SOURCE DATA
■ ■ ■ ■ ■ ■ ■

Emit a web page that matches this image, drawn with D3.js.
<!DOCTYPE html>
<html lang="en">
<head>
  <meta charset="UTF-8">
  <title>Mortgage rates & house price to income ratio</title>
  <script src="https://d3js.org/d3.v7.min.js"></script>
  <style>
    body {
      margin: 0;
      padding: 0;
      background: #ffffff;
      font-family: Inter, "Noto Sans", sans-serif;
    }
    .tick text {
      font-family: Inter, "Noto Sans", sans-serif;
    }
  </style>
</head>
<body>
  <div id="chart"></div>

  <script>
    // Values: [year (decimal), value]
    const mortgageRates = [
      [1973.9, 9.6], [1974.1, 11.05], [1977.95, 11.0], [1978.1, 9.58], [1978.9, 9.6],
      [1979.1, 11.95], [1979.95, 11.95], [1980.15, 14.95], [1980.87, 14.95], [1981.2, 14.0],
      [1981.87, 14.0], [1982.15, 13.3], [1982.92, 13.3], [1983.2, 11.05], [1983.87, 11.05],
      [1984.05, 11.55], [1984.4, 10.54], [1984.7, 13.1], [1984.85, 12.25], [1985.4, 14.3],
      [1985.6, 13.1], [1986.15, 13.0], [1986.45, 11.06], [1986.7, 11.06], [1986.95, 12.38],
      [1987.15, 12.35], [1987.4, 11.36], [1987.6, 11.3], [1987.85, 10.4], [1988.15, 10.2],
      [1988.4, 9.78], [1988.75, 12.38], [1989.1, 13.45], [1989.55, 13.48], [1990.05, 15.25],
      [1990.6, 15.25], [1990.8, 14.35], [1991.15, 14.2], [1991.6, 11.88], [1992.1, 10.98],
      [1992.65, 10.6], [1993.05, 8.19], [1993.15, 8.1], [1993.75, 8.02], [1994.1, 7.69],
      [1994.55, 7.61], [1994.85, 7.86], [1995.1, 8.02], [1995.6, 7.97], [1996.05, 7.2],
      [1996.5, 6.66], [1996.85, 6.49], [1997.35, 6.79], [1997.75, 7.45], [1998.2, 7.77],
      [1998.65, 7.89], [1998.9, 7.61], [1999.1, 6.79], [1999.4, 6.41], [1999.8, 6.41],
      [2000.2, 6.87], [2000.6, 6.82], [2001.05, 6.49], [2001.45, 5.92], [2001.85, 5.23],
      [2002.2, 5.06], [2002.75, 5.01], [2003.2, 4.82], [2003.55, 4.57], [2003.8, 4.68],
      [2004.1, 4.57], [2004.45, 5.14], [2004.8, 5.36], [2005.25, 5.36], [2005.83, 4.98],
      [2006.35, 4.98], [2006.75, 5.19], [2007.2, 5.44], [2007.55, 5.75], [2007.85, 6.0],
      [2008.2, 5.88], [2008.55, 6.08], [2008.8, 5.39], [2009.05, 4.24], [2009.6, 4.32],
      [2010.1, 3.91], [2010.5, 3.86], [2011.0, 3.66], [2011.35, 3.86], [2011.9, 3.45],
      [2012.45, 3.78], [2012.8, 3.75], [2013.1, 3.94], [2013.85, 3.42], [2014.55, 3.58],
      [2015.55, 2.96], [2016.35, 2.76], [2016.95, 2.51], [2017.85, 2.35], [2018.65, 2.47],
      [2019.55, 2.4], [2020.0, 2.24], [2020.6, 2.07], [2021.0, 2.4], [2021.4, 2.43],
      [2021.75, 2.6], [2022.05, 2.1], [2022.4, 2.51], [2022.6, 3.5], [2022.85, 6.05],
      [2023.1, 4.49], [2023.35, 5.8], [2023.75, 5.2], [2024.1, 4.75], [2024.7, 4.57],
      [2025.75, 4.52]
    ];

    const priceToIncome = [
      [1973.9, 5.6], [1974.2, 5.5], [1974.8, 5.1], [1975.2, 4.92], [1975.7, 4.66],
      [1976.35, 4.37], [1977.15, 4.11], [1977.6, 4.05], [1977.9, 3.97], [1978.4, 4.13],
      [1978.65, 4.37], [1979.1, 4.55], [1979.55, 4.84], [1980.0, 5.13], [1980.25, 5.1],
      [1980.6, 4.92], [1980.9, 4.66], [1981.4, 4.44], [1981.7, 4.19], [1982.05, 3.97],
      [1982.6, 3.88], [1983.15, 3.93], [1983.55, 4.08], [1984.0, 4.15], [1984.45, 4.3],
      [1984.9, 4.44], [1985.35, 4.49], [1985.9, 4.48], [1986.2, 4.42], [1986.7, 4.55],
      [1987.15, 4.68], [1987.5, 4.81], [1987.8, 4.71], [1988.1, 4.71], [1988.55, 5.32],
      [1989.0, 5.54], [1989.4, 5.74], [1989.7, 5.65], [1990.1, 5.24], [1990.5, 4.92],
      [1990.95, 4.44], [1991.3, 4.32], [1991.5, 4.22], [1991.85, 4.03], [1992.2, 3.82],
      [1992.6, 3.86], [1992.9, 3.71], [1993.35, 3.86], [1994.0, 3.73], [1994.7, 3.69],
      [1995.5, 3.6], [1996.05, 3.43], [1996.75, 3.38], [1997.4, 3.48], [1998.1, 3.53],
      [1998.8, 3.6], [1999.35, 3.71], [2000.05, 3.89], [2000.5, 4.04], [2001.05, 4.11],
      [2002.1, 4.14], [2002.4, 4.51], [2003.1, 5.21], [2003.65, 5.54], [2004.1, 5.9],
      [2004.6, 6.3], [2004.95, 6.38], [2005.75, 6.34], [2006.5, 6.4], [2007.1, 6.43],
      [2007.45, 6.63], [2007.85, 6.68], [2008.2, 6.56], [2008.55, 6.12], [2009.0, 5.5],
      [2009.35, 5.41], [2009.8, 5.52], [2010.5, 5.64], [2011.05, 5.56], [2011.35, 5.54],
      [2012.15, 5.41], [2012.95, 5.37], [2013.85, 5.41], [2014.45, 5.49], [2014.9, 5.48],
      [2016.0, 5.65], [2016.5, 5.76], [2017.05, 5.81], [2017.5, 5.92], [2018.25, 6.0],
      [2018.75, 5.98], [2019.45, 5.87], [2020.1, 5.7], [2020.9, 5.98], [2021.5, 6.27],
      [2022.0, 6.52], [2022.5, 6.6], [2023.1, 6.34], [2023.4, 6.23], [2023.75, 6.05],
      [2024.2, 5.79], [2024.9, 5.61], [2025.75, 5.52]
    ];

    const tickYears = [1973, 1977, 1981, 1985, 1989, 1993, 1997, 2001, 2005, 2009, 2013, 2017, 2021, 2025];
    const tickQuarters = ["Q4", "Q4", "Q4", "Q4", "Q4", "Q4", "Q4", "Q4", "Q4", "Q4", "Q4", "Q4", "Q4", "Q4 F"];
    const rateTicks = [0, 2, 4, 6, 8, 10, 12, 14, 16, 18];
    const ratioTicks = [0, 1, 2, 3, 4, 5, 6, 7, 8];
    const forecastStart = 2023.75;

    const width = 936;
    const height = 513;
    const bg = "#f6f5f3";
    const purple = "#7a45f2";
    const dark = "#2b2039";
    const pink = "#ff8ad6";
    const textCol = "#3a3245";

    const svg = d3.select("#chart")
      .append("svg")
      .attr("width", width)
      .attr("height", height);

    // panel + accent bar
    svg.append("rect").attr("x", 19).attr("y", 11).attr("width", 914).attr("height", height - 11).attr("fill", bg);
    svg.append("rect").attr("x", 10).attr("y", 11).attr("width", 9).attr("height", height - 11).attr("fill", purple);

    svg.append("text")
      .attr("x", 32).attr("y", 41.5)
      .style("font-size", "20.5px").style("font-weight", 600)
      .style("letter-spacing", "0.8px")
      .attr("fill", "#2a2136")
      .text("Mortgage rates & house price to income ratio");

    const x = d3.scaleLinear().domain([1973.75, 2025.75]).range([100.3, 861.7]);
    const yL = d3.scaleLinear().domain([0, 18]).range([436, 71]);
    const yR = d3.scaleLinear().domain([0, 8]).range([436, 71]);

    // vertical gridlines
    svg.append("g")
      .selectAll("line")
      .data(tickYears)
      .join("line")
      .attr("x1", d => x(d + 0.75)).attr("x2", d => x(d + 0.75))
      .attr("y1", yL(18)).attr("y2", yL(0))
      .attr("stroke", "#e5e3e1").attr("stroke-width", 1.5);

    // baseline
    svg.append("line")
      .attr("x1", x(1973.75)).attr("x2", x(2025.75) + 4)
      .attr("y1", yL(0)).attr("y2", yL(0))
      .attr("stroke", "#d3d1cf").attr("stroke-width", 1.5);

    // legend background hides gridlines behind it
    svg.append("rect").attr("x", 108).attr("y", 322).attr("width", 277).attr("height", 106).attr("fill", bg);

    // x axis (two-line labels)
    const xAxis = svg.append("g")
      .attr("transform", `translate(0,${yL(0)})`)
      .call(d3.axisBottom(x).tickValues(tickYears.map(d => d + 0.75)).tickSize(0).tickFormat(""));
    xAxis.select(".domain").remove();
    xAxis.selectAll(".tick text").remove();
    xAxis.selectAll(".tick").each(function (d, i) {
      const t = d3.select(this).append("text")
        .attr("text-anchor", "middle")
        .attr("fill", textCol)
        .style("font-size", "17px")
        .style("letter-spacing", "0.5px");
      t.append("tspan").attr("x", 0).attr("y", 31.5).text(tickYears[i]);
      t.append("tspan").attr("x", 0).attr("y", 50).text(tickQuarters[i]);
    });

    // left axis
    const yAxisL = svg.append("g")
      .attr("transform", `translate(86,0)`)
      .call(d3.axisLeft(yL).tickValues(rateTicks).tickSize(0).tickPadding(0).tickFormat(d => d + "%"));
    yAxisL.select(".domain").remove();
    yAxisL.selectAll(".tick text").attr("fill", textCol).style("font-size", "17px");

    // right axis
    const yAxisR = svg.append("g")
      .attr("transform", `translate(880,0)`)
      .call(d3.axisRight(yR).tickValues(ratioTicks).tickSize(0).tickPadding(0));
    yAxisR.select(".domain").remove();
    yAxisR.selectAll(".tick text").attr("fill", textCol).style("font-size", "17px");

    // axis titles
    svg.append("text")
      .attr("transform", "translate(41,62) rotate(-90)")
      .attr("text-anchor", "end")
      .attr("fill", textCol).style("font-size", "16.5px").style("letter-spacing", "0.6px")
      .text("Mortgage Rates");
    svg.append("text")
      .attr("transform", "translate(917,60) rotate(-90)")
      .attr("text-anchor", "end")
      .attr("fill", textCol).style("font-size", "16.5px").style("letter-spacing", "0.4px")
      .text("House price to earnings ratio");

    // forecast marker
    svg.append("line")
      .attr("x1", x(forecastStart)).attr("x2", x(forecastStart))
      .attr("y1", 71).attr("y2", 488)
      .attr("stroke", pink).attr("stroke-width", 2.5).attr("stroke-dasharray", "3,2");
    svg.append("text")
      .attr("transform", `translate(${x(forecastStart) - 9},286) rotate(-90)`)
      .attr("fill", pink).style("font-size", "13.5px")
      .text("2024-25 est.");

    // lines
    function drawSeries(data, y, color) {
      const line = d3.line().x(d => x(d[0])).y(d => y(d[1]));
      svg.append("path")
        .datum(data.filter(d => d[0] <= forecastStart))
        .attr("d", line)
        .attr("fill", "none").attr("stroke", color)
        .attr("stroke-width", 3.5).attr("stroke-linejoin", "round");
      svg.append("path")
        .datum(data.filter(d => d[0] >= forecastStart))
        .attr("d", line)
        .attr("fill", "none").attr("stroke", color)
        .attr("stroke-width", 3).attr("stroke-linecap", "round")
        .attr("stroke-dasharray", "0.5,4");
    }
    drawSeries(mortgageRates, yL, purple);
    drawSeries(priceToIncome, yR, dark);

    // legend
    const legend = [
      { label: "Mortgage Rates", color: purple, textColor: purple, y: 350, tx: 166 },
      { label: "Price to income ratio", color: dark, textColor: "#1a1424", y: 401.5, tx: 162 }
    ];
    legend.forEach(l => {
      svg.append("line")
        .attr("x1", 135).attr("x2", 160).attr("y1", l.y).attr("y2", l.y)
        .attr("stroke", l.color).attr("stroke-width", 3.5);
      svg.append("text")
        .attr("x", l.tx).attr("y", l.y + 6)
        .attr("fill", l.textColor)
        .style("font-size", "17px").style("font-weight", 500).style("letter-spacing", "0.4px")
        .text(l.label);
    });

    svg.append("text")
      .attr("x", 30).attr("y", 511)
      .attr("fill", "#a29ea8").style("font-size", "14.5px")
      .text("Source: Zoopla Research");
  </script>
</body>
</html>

■ ■ ■ ■ ■ ■ ■

Copy out every line in the listing where the word "this" appears.

Emit a web page that matches this image, drawn with D3.js.
      const t = d3.select(this).append("text")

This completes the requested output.